AIM OF THE TASK — Can you set down, exactly as they appear below, the lines from the opening of the material through the one bearing "ax.plot(serial, proportion, color='black', lw=0.9)", minus the pictures?

DATA SECTION —
>> BEGIN

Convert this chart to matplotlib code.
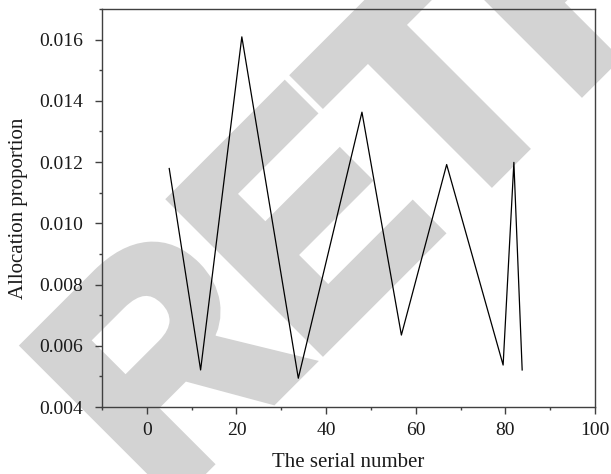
import matplotlib
matplotlib.use("Agg")
import matplotlib.pyplot as plt
import matplotlib.transforms as mtransforms
from matplotlib.textpath import TextPath
from matplotlib.font_manager import FontProperties
from matplotlib.patches import PathPatch
from matplotlib.ticker import MultipleLocator

# ---- data ----
serial = [5, 12, 21.2, 33.8, 48, 56.8, 66.9, 79.5, 81.9, 83.75]
proportion = [0.01179, 0.00521, 0.01609, 0.00494, 0.01363,
              0.00635, 0.01192, 0.00537, 0.01199, 0.00521]
x_ticks = [0, 20, 40, 60, 80, 100]
y_ticks = [0.004, 0.006, 0.008, 0.010, 0.012, 0.014, 0.016]
x_label = "The serial number"
y_label = "Allocation proportion"
watermark = "RETRACTED"

plt.rcParams['font.family'] = ['Liberation Serif', 'DejaVu Serif']

DPI = 100
fig = plt.figure(figsize=(6.11, 4.74), dpi=DPI)
fig.patch.set_facecolor('white')

# ---- watermark (behind everything) ----
wm_color = '#d3d3d3'
fp = FontProperties(family='Liberation Sans', weight='bold')
tp = TextPath((0, 0), watermark, size=304, prop=fp)
tr = (mtransforms.Affine2D().scale(0.943, 1.0).rotate_deg(45)
      .translate(163.0, -33.0).scale(1.0 / DPI) + fig.dpi_scale_trans)
patch = PathPatch(tp, transform=tr, facecolor=wm_color, edgecolor=wm_color,
                  lw=10.0, joinstyle='miter', zorder=-1)
fig.add_artist(patch)

# ---- axes ----
ax = fig.add_axes([102 / 611, 67 / 474, 493 / 611, 398 / 474])
ax.set_facecolor('none')
ax.plot(serial, proportion, color='black', lw=0.9)

ax.set_xlim(-10, 100)
ax.set_ylim(0.004, 0.017)
ax.set_xticks(x_ticks)
ax.set_yticks(y_ticks)
ax.set_xticklabels([str(v) for v in x_ticks])
ax.set_yticklabels([f"{v:.3f}" for v in y_ticks])
ax.xaxis.set_minor_locator(MultipleLocator(10))
ax.yaxis.set_minor_locator(MultipleLocator(0.001))

spine_color = '#404040'
for s in ax.spines.values():
    s.set_color(spine_color)
    s.set_linewidth(1.0)

ax.tick_params(which='both', direction='out', color=spine_color,
               top=False, right=False, labelsize=14, labelcolor='#1a1a1a')
ax.tick_params(which='major', length=5, width=1.0)
ax.tick_params(which='minor', length=2.5, width=1.0)
ax.tick_params(axis='x', which='major', pad=6)
ax.tick_params(axis='y', which='major', pad=8.5)

ax.set_xlabel(x_label, fontsize=15, color='#1a1a1a')
ax.set_ylabel(y_label, fontsize=15, color='#1a1a1a')
ax.xaxis.set_label_coords(0.5, -0.1505)
ax.xaxis.label.set_va('baseline')
ax.yaxis.set_label_coords(-0.151, 0.5)

fig.savefig("out.png", dpi=DPI, facecolor='white')
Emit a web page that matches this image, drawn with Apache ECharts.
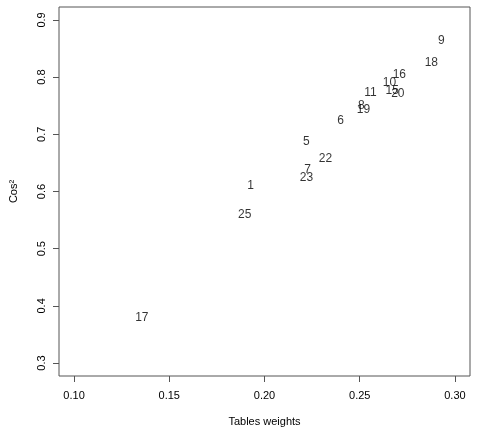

>> END

WRITTEN REPLY —
Convert this chart to matplotlib code.
import matplotlib
matplotlib.use("Agg")
import matplotlib.pyplot as plt
import matplotlib.transforms as mtransforms
from matplotlib.textpath import TextPath
from matplotlib.font_manager import FontProperties
from matplotlib.patches import PathPatch
from matplotlib.ticker import MultipleLocator

# ---- data ----
serial = [5, 12, 21.2, 33.8, 48, 56.8, 66.9, 79.5, 81.9, 83.75]
proportion = [0.01179, 0.00521, 0.01609, 0.00494, 0.01363,
              0.00635, 0.01192, 0.00537, 0.01199, 0.00521]
x_ticks = [0, 20, 40, 60, 80, 100]
y_ticks = [0.004, 0.006, 0.008, 0.010, 0.012, 0.014, 0.016]
x_label = "The serial number"
y_label = "Allocation proportion"
watermark = "RETRACTED"

plt.rcParams['font.family'] = ['Liberation Serif', 'DejaVu Serif']

DPI = 100
fig = plt.figure(figsize=(6.11, 4.74), dpi=DPI)
fig.patch.set_facecolor('white')

# ---- watermark (behind everything) ----
wm_color = '#d3d3d3'
fp = FontProperties(family='Liberation Sans', weight='bold')
tp = TextPath((0, 0), watermark, size=304, prop=fp)
tr = (mtransforms.Affine2D().scale(0.943, 1.0).rotate_deg(45)
      .translate(163.0, -33.0).scale(1.0 / DPI) + fig.dpi_scale_trans)
patch = PathPatch(tp, transform=tr, facecolor=wm_color, edgecolor=wm_color,
                  lw=10.0, joinstyle='miter', zorder=-1)
fig.add_artist(patch)

# ---- axes ----
ax = fig.add_axes([102 / 611, 67 / 474, 493 / 611, 398 / 474])
ax.set_facecolor('none')
ax.plot(serial, proportion, color='black', lw=0.9)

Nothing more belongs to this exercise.